The headline figures from Nvidia's report were vast. Revenue of $81.6 billion, up 85 percent year on year. Data center revenue of $75.2 billion, up 92 percent. Networking revenue of $14.8 billion, almost triple last year. Guidance for next quarter at $91 billion, several billion above what Wall Street had penciled in, and crucially without any contribution from China. The board authorised another $80 billion in buybacks and raised the dividend twenty-fivefold, from one cent to twenty-five. Sequential revenue growth, an analyst at Motley Fool pointed out, has now run for 14 consecutive quarters.
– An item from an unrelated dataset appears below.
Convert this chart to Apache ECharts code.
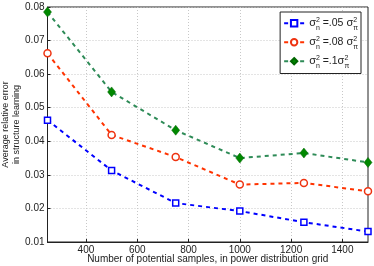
<!DOCTYPE html>
<html><head><meta charset="utf-8">
<script src="https://cdn.jsdelivr.net/npm/echarts@6/dist/echarts.min.js"></script>
<style>html,body{margin:0;padding:0;background:#fff}#c{width:374px;height:266px}</style>
</head><body><div id="c"></div>
<script>
const samples = [250, 500, 750, 1000, 1250, 1500];
const err05 = [0.0463, 0.0313, 0.0216, 0.0192, 0.0159, 0.0131];
const err08 = [0.0662, 0.0419, 0.0353, 0.0271, 0.0276, 0.0251];
const err10 = [0.0785, 0.0547, 0.0433, 0.0350, 0.0365, 0.0337];
const xTicks = [400, 600, 800, 1000, 1200, 1400];
const seriesNames = ['s05', 's08', 's10'];
const legendText = {
  s05: '{s|σ}{sub|n}{sup|2}{t| =.05 }{s|σ}{sub|π}{sup|2}',
  s08: '{s|σ}{sub|n}{sup|2}{t| =.08 }{s|σ}{sub|π}{sup|2}',
  s10: '{s|σ}{sub|n}{sup|2}{t| =.1}{s|σ}{sub|π}{sup|2}'
};
const font = 'Liberation Sans, Arial, sans-serif';
const chart = echarts.init(document.getElementById('c'));
function pair(arr){ return samples.map((x,i)=>[x,arr[i]]); }
chart.setOption({
  animation: false,
  backgroundColor: '#fff',
  grid: {left: 47.5, right: 6, top: 7, bottom: 24, outerBoundsMode: 'none', containLabel: false,
         show: true, borderColor: '#222', borderWidth: 1, backgroundColor: 'transparent'},
  xAxis: {
    type: 'value', min: 250, max: 1500,
    name: 'Number of potential samples, in power distribution grid',
    nameLocation: 'middle', nameGap: 17, nameMoveOverlap: false,
    nameTextStyle: {fontFamily: font, fontSize: 10, color: '#222', verticalAlign: 'middle'},
    axisLine: {show: true, lineStyle: {color: '#222'}},
    axisTick: {show: true, inside: true, length: 3, customValues: xTicks, lineStyle: {color: '#222'}},
    axisLabel: {customValues: xTicks, fontFamily: font, fontSize: 10, color: '#222', margin: 3, formatter: v => String(v)},
    splitLine: {show: true, lineStyle: {color: '#c8c8c8', type: [1, 2], width: 1}}
  },
  yAxis: {
    type: 'value', min: 0.01, max: 0.08, interval: 0.01,
    name: 'Average relative error\nin structure learning',
    nameLocation: 'middle', nameGap: 25.5, nameRotate: 90, nameMoveOverlap: false,
    nameTextStyle: {fontFamily: font, fontSize: 9, color: '#222', lineHeight: 11},
    axisLine: {show: true, lineStyle: {color: '#222'}},
    axisTick: {show: true, inside: true, length: 3, lineStyle: {color: '#222'}},
    axisLabel: {fontFamily: font, fontSize: 10, color: '#222', margin: 3, formatter: v => v.toFixed(2)},
    splitLine: {show: true, lineStyle: {color: '#c8c8c8', type: [1, 2], width: 1}}
  },
  legend: {
    orient: 'vertical', right: 13, top: 12,
    backgroundColor: '#fff', borderColor: '#222', borderWidth: 1, borderRadius: 0,
    padding: [2, 3, 3, 3], itemGap: 0.5, itemWidth: 20, itemHeight: 8,
    data: seriesNames,
    formatter: n => legendText[n],
    textStyle: {
      fontFamily: font, fontSize: 11, color: '#222', lineHeight: 18.5,
      rich: {
        s: {fontFamily: font, fontSize: 11, color: '#222', lineHeight: 18.5},
        sub: {fontFamily: font, fontSize: 7, color: '#222', width: 0, padding: [10, 0, 0, 0], verticalAlign: 'middle', lineHeight: 18.5},
        sup: {fontFamily: font, fontSize: 7, color: '#222', padding: [0, 0, 7, 0], verticalAlign: 'middle', lineHeight: 18.5},
        t: {fontFamily: font, fontSize: 10.5, color: '#222', lineHeight: 18.5}
      }
    }
  },
  series: [
    {name: 's05', type: 'line', data: pair(err05), symbol: 'rect', symbolSize: 6,
     lineStyle: {color: '#0000ff', width: 2, type: [4, 4]},
     itemStyle: {color: '#fff', borderColor: '#0000ff', borderWidth: 1.5}, z: 3},
    {name: 's08', type: 'line', data: pair(err08), symbol: 'circle', symbolSize: 7,
     lineStyle: {color: '#ff3300', width: 2, type: [4, 4]},
     itemStyle: {color: '#fff', borderColor: '#ee3311', borderWidth: 1.5}, z: 3},
    {name: 's10', type: 'line', data: pair(err10), symbol: 'diamond', symbolSize: [8, 10],
     lineStyle: {color: '#2e8b57', width: 2, type: [4, 4]},
     itemStyle: {color: '#008800', borderColor: '#006600', borderWidth: 0.5}, z: 3}
  ]
});
</script></body></html>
But the more interesting signal arrived from Nvidia's competitor. Reuters reported this week that AMD has asked its manufacturing partners to accelerate production timelines because AI-driven demand is pushing the global CPU market back into shortage territory. Every AI server needs a host CPU alongside its GPUs. Every rack needs networking silicon, HBM memory, power distribution and cooling. The shortage that for two years was framed as "not enough H100s" has migrated to every other component in the bill of materials.
This is why CEO Jensen Huang spent last week talking about CPUs rather than GPUs. Nvidia's new "Vera" central processor, unveiled alongside the Rubin GPU architecture, gives the company access to what Huang now describes as a $200 billion market. Speaking to reporters in Taipei on Saturday, he confirmed that figure includes China, despite no shipments of even the export-tier H200 having actually been delivered there yet. The Vera platform is the most explicit signal so far that Nvidia is no longer just selling accelerators; it is selling the whole rack.
For customers, the consequences are uncomfortable. Enterprises that finally secure GPU allocations now discover that the surrounding infrastructure is the new bottleneck. Lead times for electrical equipment have crept past lead times for the servers themselves. North American data center vacancy has fallen to a record 1.6 percent. BlackRock's Larry Fink, speaking at the Milken Institute conference earlier this month, called compute an emerging asset class and said simply that the world does not have enough of it. CME has started listing GPU futures.
The bear case is the obvious one: every semiconductor cycle eventually ends, supply catches up, prices collapse. The counter-argument, which Nvidia spent the whole earnings call making, is that AI workloads compound. Every model trained creates inference demand. Every deployed agent generates data that feeds the next training run. The demand curve does not roll over; it stair-steps upward. So far the numbers support that view: data center networking revenue rose 199 percent. That is not a single product cycle.
There are tensions in this picture, though, worth naming clearly. Nvidia's 75 percent gross margin assumes its pricing power is intact, but the same shortages that prop up H100 rental prices also drive customers toward Google's TPUs, AMD's MI series, and the custom ASICs the hyperscalers are quietly building. The fact that Nvidia is itself moving into CPUs is a defensive move as much as an offensive one. Vera is a hedge against the possibility that the bottleneck the company cannot solve, the one Larry Fink calls a shortage of electricity, eventually breaks the model.
The takeaway for anyone planning AI deployments is unglamorous. The era of treating "buy GPUs" as a procurement strategy is over. The shortage is now a full-stack problem, and the companies that locked in CPUs, networking, racks and power eighteen months ago are the ones turning models into products today.